I currently have a problem and try to seek advice from you. I do really hope you are able to help me or tell me where I took the wrong lane.
Over the course of the last few weeks and months me and my colleagues have been working on getting Camunda to run in our use case scenarios. Well it runs but we are not satisfied with the performance at all.
To maybe make clear what we are facing:
Let’s say we have a business process with just a single activity.
That business process will always be started a few hundred thousand if not million times.
That activity is just meant to be a delegate to a REST based micro service that is able to handle a batch request in a matter of seconds if not milliseconds (we invested a lot of time and effort into getting it to the point it is that fast).
The activity is marked as an external task with a topic, input / output defined, and so on.
I implemented a simple solution, based on reactive streams that polls the programmatic API of the ExternalTaskService for that specific topic and tries to fetchAndLock a pre-defined number of external tasks.
Individual request objects of each external task are aggregated into a single batch request and a REST-call is sent to the micro-service. The result is then split into individual responses again and corresponding external tasks are completed, one after another, individually, programmatically at the ExternalTaskService.
So fas so good. Luckily, polling seems okay and does not cost that much performance (as fas as I have observed). Sadly, completing each individual external task takes just ages. On a medicore laptop it takes 10 to 30 seconds to complete around 500 to 600 external tasks, with a h2 in-memory db. Even longer with a production grade Oracle database in the background.
While that single endpoint of our system (the microservice I talked about) takes a few seconds at most to make significant computations for millions of customers on that medicore laptop, the performance of that task completion is just not what we can accept. I understand that state has to be persisted, and so on and I am okay with that. I would just not have thought that we’d have such a significant drop in performance by taking that route.
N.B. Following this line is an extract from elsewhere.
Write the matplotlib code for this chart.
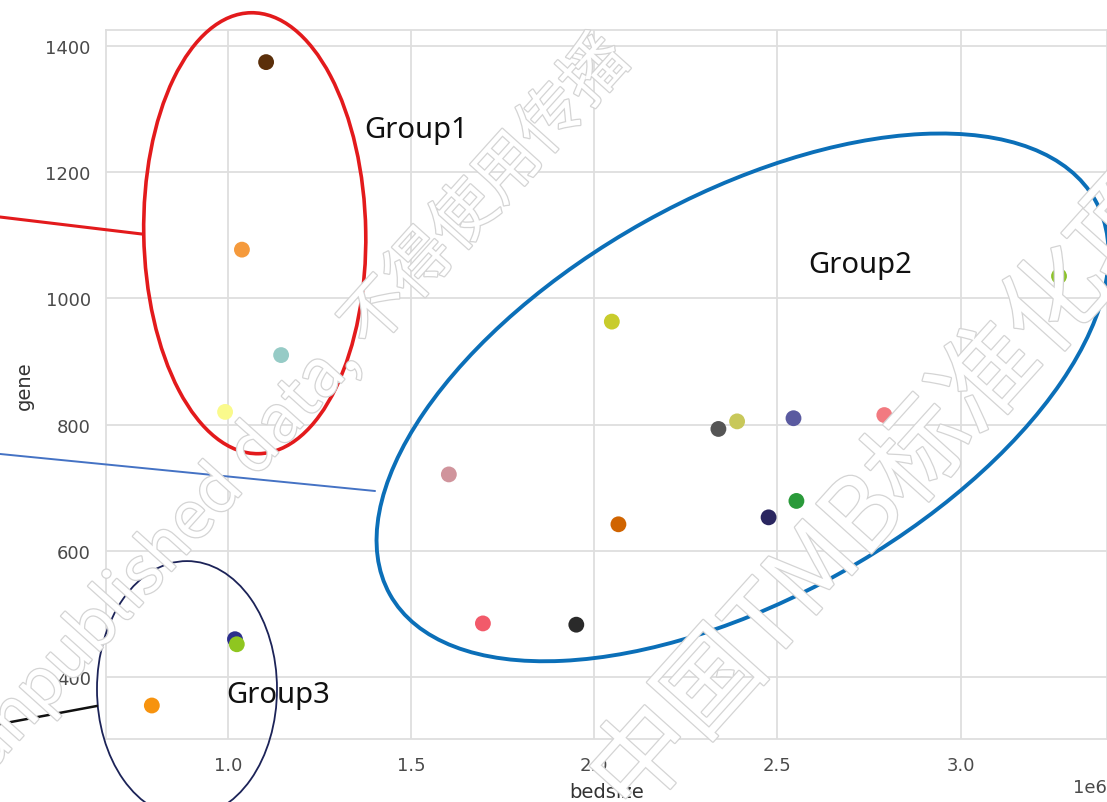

The production scenario will most likely be more complex diagrams and 1 to n aggregations for many more activities. While not exclusively the use case, we wanted to use that pattern (aggregation and batch processing) still a lot. This leads to the problem that we have following tasks that will have to wait until the previous activity is completed for all customers or we will have to take smaller batches.
Are external tasks the wrong tool for that use case? Did I or did we miss some kind of configuration parameters?
I’m really looking forward to your replies. Thank you for your invesment of time, in advance!